I'm writing a C library that uses some simple object-oriented inheritance much like this:

struct Base {
    int x;
};

struct Derived {
    struct Base base;
    int y;
};

And now I want to pass a Derived* to a function that takes a Base* much like this:

int getx(struct Base *arg) {
    return arg->x;
};

int main() {
    struct Derived d;
    return getx(&d);
};

This works, and is typesafe of course, but the compiler doesn't know this. Is there a way to tell the compiler that this is typesafe? I'm focusing just on GCC and clang here so compiler-specific answers are welcome. I have vague memories of seeing some code that did this using __attribute__((inherits(Base)) or something of the sort but my memory could be lying.

like image 377
Shum Avatar asked Mar 21 '23 22:03

Shum


1 Answers

This is safe in C except that you should cast the argument to Base *. The rule that prohibits aliasing (or, more precisely, that excludes it from being supported in standard C) is in C 2011 6.5, where paragraph 7 states:

An object shall have its stored value accessed only by an lvalue expression that has one of the following types:

— a type compatible with the effective type of the object,

This rule prevents us from taking a pointer to float, converting it to pointer to int, and dereferencing the pointer to int to access the float as an int. (More precisely, it does not prevent us from trying, but it makes the behavior undefined.)

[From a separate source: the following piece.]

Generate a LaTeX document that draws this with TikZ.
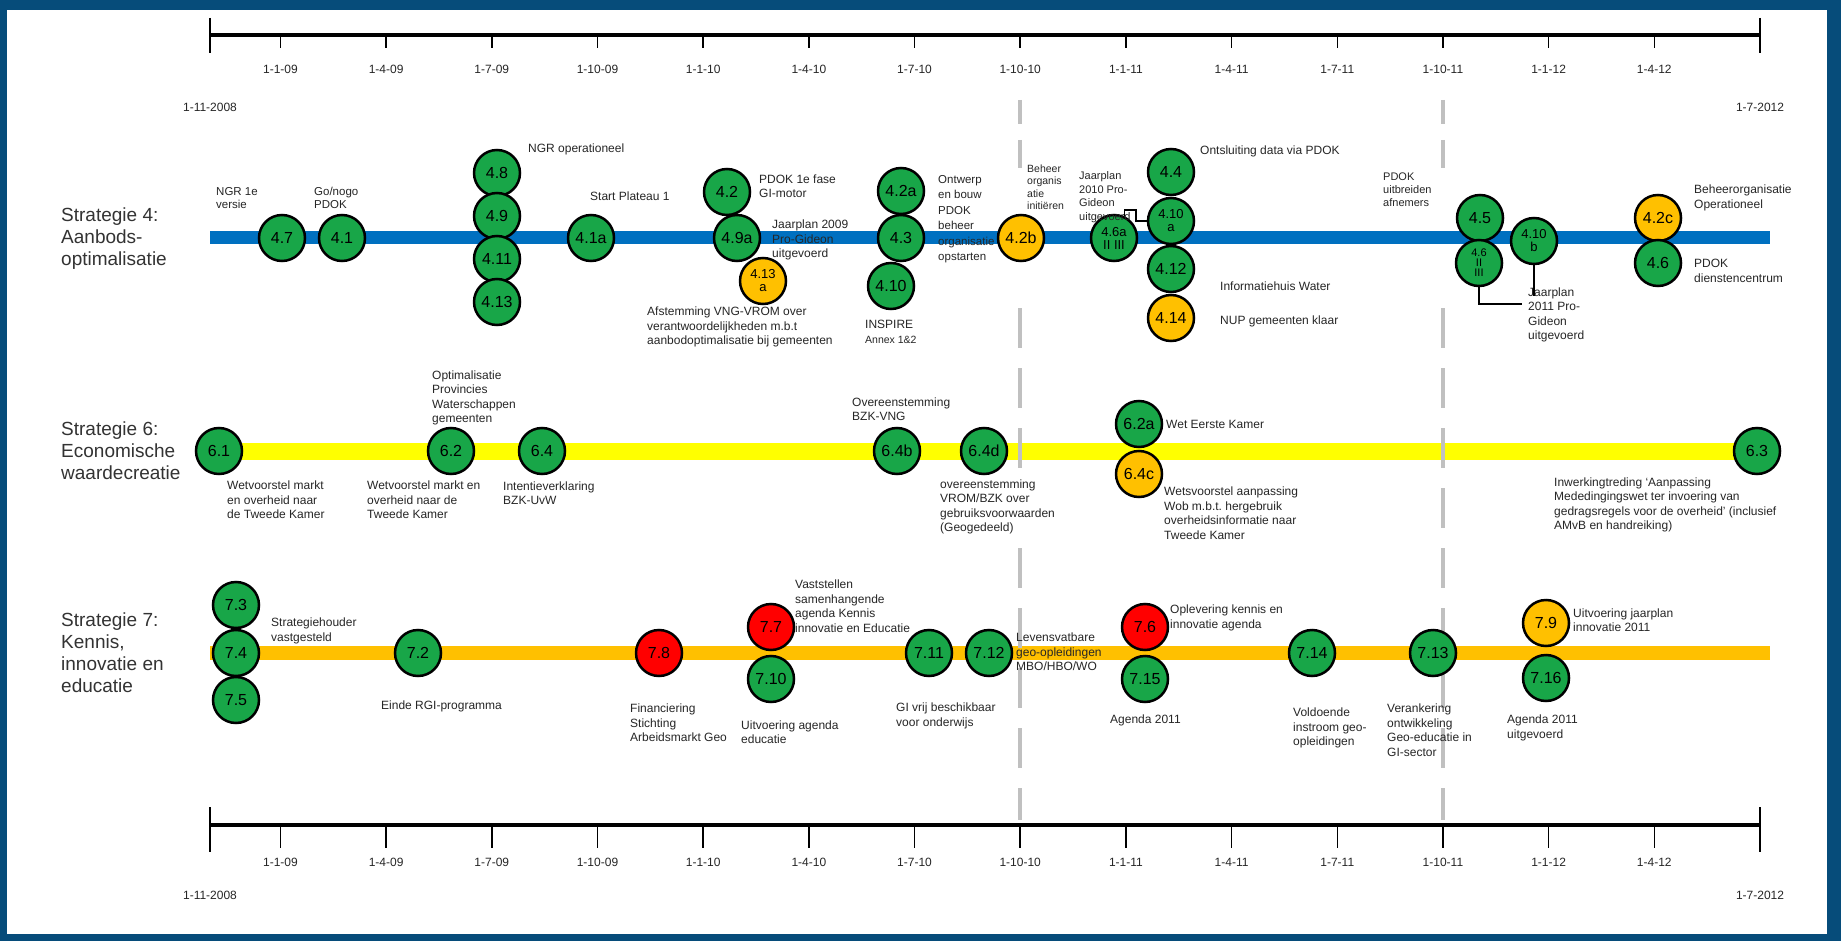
\documentclass[tikz,border=0pt]{standalone}
\usepackage{fontspec}
\setmainfont{Liberation Sans}
\definecolor{frameblue}{RGB}{6,76,122}
\definecolor{bandblue}{RGB}{0,112,192}
\definecolor{bandyellow}{RGB}{255,255,0}
\definecolor{bandorange}{RGB}{255,192,0}
\definecolor{msgreen}{RGB}{24,166,72}
\definecolor{msorange}{RGB}{255,192,0}
\definecolor{msred}{RGB}{255,0,0}
\definecolor{dashgray}{RGB}{192,192,192}
\begin{document}
\begin{tikzpicture}[x=1pt,y=-1pt,
  mile/.style={circle,draw=black,line width=2.5pt,minimum size=46pt,inner sep=0pt,align=center,font=\fontsize{16}{16}\selectfont},
  gm/.style={mile,fill=msgreen},
  om/.style={mile,fill=msorange},
  rm/.style={mile,fill=msred},
  two/.style={font=\fontsize{13}{13}\selectfont},
  three/.style={font=\fontsize{11}{10}\selectfont},
  lbl/.style={anchor=west,align=left,inner sep=0pt,text=black!85,font=\fontsize{12}{14.5}\selectfont},
  strat/.style={anchor=west,align=left,inner sep=0pt,text=black!80,font=\fontsize{19}{22}\selectfont},
  timeaxis/.style={line width=3.5pt},
  tickline/.style={line width=1.5pt},
  tlbl/.style={font=\fontsize{12}{12}\selectfont,inner sep=0pt,text=black!85},
  bandline/.style={line width=14pt},
  vdash/.style={line width=4.5pt,dashgray},
  conn/.style={line width=1.5pt}
]
\fill[frameblue] (0,0) rectangle (1841,941);
\fill[white] (7,10) rectangle (1827,934);
\useasboundingbox (0,0) rectangle (1841,941);

% ---------- time axes ----------
\coordinate (ta0) at (210,35); \coordinate (ta1) at (1760,35);
\coordinate (ba0) at (210,825); \coordinate (ba1) at (1760,825);
\draw[timeaxis] (ta0) -- (ta1);
\draw[timeaxis] (ba0) -- (ba1);
\draw[tickline] (210,18) -- (210,53);
\draw[tickline] (1760,18) -- (1760,53);
\draw[tickline] (210,807) -- (210,852);
\draw[tickline] (1760,807) -- (1760,852);
\foreach \m/\t in {2/1-1-09,5/1-4-09,8/1-7-09,11/1-10-09,14/1-1-10,17/1-4-10,20/1-7-10,23/1-10-10,26/1-1-11,29/1-4-11,32/1-7-11,35/1-10-11,38/1-1-12,41/1-4-12}{
  \draw[tickline] ({210+35.227*\m},35) -- ++(0,13);
  \node[tlbl] (tt\m) at ({210+35.227*\m},69) {\t};
  \draw[tickline] ({210+35.227*\m},825) -- ++(0,23);
  \node[tlbl] (bt\m) at ({210+35.227*\m},862) {\t};
}
\node[tlbl] (tstart) at (210,107) {1-11-2008};
\node[tlbl] (tend) at (1760,107) {1-7-2012};
\node[tlbl] (bstart) at (210,895) {1-11-2008};
\node[tlbl] (bend) at (1760,895) {1-7-2012};

% ---------- bands ----------
\coordinate (b4a) at (210,238); \coordinate (b4b) at (1770,238);
\coordinate (b6a) at (210,451); \coordinate (b6b) at (1760,451);
\coordinate (b7a) at (210,653); \coordinate (b7b) at (1770,653);
\draw[bandline,bandblue,line width=13pt] (b4a) -- (b4b);
\draw[bandline,bandyellow,line width=17pt] (b6a) -- (b6b);
\draw[bandline,bandorange,line width=14pt] (b7a) -- (b7b);

% ---------- dashed quarter lines ----------
\foreach \a/\b in {100/124,140/168,308/348,368/408,428/468,548/588,608/648,668/708,728/768,788/820}{
  \draw[vdash] (1020,\a) -- (1020,\b);
}
\foreach \a/\b in {100/124,140/168,308/348,368/408,428/468,488/528,548/588,608/648,668/708,728/768,788/820}{
  \draw[vdash] (1443,\a) -- (1443,\b);
}

% ---------- strategy titles ----------
\node[strat] (s4) at (61,239) {Strategie 4:\\Aanbods-\\optimalisatie};
\node[strat] (s6) at (61,451) {Strategie 6:\\Economische\\waardecreatie};
\node[strat] (s7) at (61,653) {Strategie 7:\\Kennis,\\innovatie en\\educatie};

% ---------- strategy 4 ----------
\node[gm] (n47) at (282,238) {4.7};
\node[gm] (n41) at (342,238) {4.1};
\node[gm] (n48) at (497,173) {4.8};
\node[gm] (n49) at (497,216) {4.9};
\node[gm] (n411) at (497,259) {4.11};
\node[gm] (n413) at (497,302) {4.13};
\node[gm] (n41a) at (591,238) {4.1a};
\node[gm] (n42) at (727,192) {4.2};
\node[gm] (n49a) at (737,238) {4.9a};
\node[om,two] (n413a) at (763,281) {4.13\\a};
\node[gm] (n42a) at (901,191) {4.2a};
\node[gm] (n43) at (901,238) {4.3};
\node[gm] (n410) at (891,286) {4.10};
\node[om] (n42b) at (1021,238) {4.2b};
\node[gm,two] (n46a) at (1114,238) {4.6a\\II III};
\node[gm] (n44) at (1171,172) {4.4};
\node[gm,two] (n410a) at (1171,221) {4.10\\a};
\node[gm] (n412) at (1171,269) {4.12};
\node[om] (n414) at (1171,318) {4.14};
\node[gm] (n45) at (1480,218) {4.5};
\node[gm,three] (n46) at (1479,263) {4.6\\II\\III};
\node[gm,two] (n410b) at (1534,241) {4.10\\b};
\node[om] (n42c) at (1658,218) {4.2c};
\node[gm] (n46b) at (1658,263) {4.6};

\node[lbl,font=\fontsize{11.5}{12.5}\selectfont] (l47) at (216,198) {NGR 1e\\versie};
\node[lbl,font=\fontsize{11.5}{12.5}\selectfont] (l41) at (314,198) {Go/nogo\\PDOK};
\node[lbl] (l48) at (528,149) {NGR operationeel};
\node[lbl] (l41a) at (590,196) {Start Plateau 1};
\node[lbl] (l42) at (759,186) {PDOK 1e fase\\GI-motor};
\node[lbl] (l49a) at (772,240) {Jaarplan 2009\\Pro-Gideon\\uitgevoerd};
\node[lbl] (l413a) at (647,327) {Afstemming VNG-VROM over\\verantwoordelijkheden m.b.t\\aanbodoptimalisatie bij gemeenten};
\node[lbl] (l410) at (865,332) {INSPIRE\\{\fontsize{10.5}{12}\selectfont Annex 1\&2}};
\node[lbl,font=\fontsize{11.5}{15.5}\selectfont] (l43) at (938,219) {Ontwerp\\en bouw\\PDOK\\beheer\\organisatie\\opstarten};
\node[lbl,font=\fontsize{10.5}{12.5}\selectfont] (l42b) at (1027,187) {Beheer\\organis\\atie\\initiëren};
\node[lbl,font=\fontsize{11}{13.5}\selectfont] (l410a) at (1079,197) {Jaarplan\\2010 Pro-\\Gideon\\uitgevoerd};
\node[lbl] (l44) at (1200,151) {Ontsluiting data via PDOK};
\node[lbl] (l412) at (1220,286) {Informatiehuis Water};
\node[lbl] (l414) at (1220,321) {NUP gemeenten klaar};
\node[lbl,font=\fontsize{11}{13}\selectfont] (l45) at (1383,190) {PDOK\\uitbreiden\\afnemers};
\node[lbl,font=\fontsize{12}{14.5}\selectfont] (l410b) at (1528,315) {Jaarplan\\2011 Pro-\\Gideon\\uitgevoerd};
\node[lbl] (l42c) at (1694,198) {Beheerorganisatie\\Operationeel};
\node[lbl] (l46b) at (1694,271) {PDOK\\dienstencentrum};

\coordinate (c1) at (1136,210);
\draw[conn] (n46a.65) |- (c1) |- (n410a.west);
\coordinate (c2) at (1534,296);
\draw[conn] (n410b.south) -- (c2);
\coordinate (c3) at (1522,304);
\draw[conn] (n46.south) |- (c3);

% ---------- strategy 6 ----------
\node[gm] (n61) at (219,451) {6.1};
\node[gm] (n62) at (451,451) {6.2};
\node[gm] (n64) at (542,451) {6.4};
\node[gm] (n64b) at (897,451) {6.4b};
\node[gm] (n64d) at (984,451) {6.4d};
\node[gm] (n62a) at (1139,424) {6.2a};
\node[om] (n64c) at (1139,474) {6.4c};
\node[gm] (n63) at (1757,451) {6.3};

\node[lbl] (l61) at (227,500) {Wetvoorstel markt\\en overheid naar\\de Tweede Kamer};
\node[lbl] (l62t) at (432,398) {Optimalisatie\\Provincies\\Waterschappen\\gemeenten};
\node[lbl] (l62) at (367,500) {Wetvoorstel markt en\\overheid naar de\\Tweede Kamer};
\node[lbl] (l64) at (503,493) {Intentieverklaring\\BZK-UvW};
\node[lbl] (l64b) at (852,409) {Overeenstemming\\BZK-VNG};
\node[lbl] (l64d) at (940,507) {overeenstemming\\VROM/BZK over\\gebruiksvoorwaarden\\(Geogedeeld)};
\node[lbl] (l62a) at (1166,424) {Wet Eerste Kamer};
\node[lbl] (l64c) at (1164,513) {Wetsvoorstel aanpassing\\Wob m.b.t.\ hergebruik\\overheidsinformatie naar\\Tweede Kamer};
\node[lbl] (l63) at (1554,505) {Inwerkingtreding ‘Aanpassing\\Mededingingswet ter invoering van\\gedragsregels voor de overheid’ (inclusief\\AMvB en handreiking)};

% ---------- strategy 7 ----------
\node[gm] (n73) at (236,605) {7.3};
\node[gm] (n74) at (236,653) {7.4};
\node[gm] (n75) at (236,700) {7.5};
\node[gm] (n72) at (418,653) {7.2};
\node[rm] (n78) at (659,653) {7.8};
\node[rm] (n77) at (771,627) {7.7};
\node[gm] (n710) at (771,679) {7.10};
\node[gm] (n711) at (929,653) {7.11};
\node[gm] (n712) at (989,653) {7.12};
\node[rm] (n76) at (1145,627) {7.6};
\node[gm] (n715) at (1145,679) {7.15};
\node[gm] (n714) at (1312,653) {7.14};
\node[gm] (n713) at (1433,653) {7.13};
\node[om] (n79) at (1546,623) {7.9};
\node[gm] (n716) at (1546,678) {7.16};

\node[lbl] (l73) at (271,631) {Strategiehouder\\vastgesteld};
\node[lbl] (l72) at (381,706) {Einde RGI-programma};
\node[lbl] (l78) at (630,723) {Financiering\\Stichting\\Arbeidsmarkt Geo};
\node[lbl] (l77) at (795,606) {Vaststellen\\samenhangende\\agenda Kennis\\innovatie en Educatie};
\node[lbl] (l710) at (741,732) {Uitvoering agenda\\educatie};
\node[lbl] (l711) at (896,716) {GI vrij beschikbaar\\voor onderwijs};
\node[lbl] (l712) at (1016,652) {Levensvatbare\\geo-opleidingen\\MBO/HBO/WO};
\node[lbl] (l76) at (1170,618) {Oplevering kennis en\\innovatie agenda};
\node[lbl] (l715) at (1110,720) {Agenda 2011};
\node[lbl] (l714) at (1293,728) {Voldoende\\instroom geo-\\opleidingen};
\node[lbl] (l713) at (1387,730) {Verankering\\ontwikkeling\\Geo-educatie in\\GI-sector};
\node[lbl] (l79) at (1573,620) {Uitvoering jaarplan\\innovatie 2011};
\node[lbl] (l716) at (1507,728) {Agenda 2011\\uitgevoerd};
\end{tikzpicture}
\end{document}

It might seems that your code violates this since it accesses a Derived object using a Base lvalue. However, converting a pointer to Derived to a pointer to Base is supported by C 2011 6.7.2.1 paragraph 15 states:

… A pointer to a structure object, suitably converted, points to its initial member…

So, when we convert the pointer to Derived to a pointer to Base, what we actually have is not a pointer to the Derived object using a different type than it is (which is prohibited) but a pointer to the first member of the Derived object using its actual type, Base, which is perfectly fine.

About the edit: Originally I stated function arguments would be converted to the parameter types. However, C 6.5.2.2 2 requires that each argument have a type that may be assigned to an object with the type of its corresponding parameter (with any qualifications like const removed), and 6.5.16.1 requires that, when assigning one pointer to another, they have compatible types (or meet other conditions not applicable here). Thus, passing a pointer to Derived to a function that takes a pointer to Base violates standard C constraints. However, if you perform the conversion yourself, it is legal. If desired, the conversion could be built into a preprocessor macro that calls the function, so that the code still looks like a simple function call.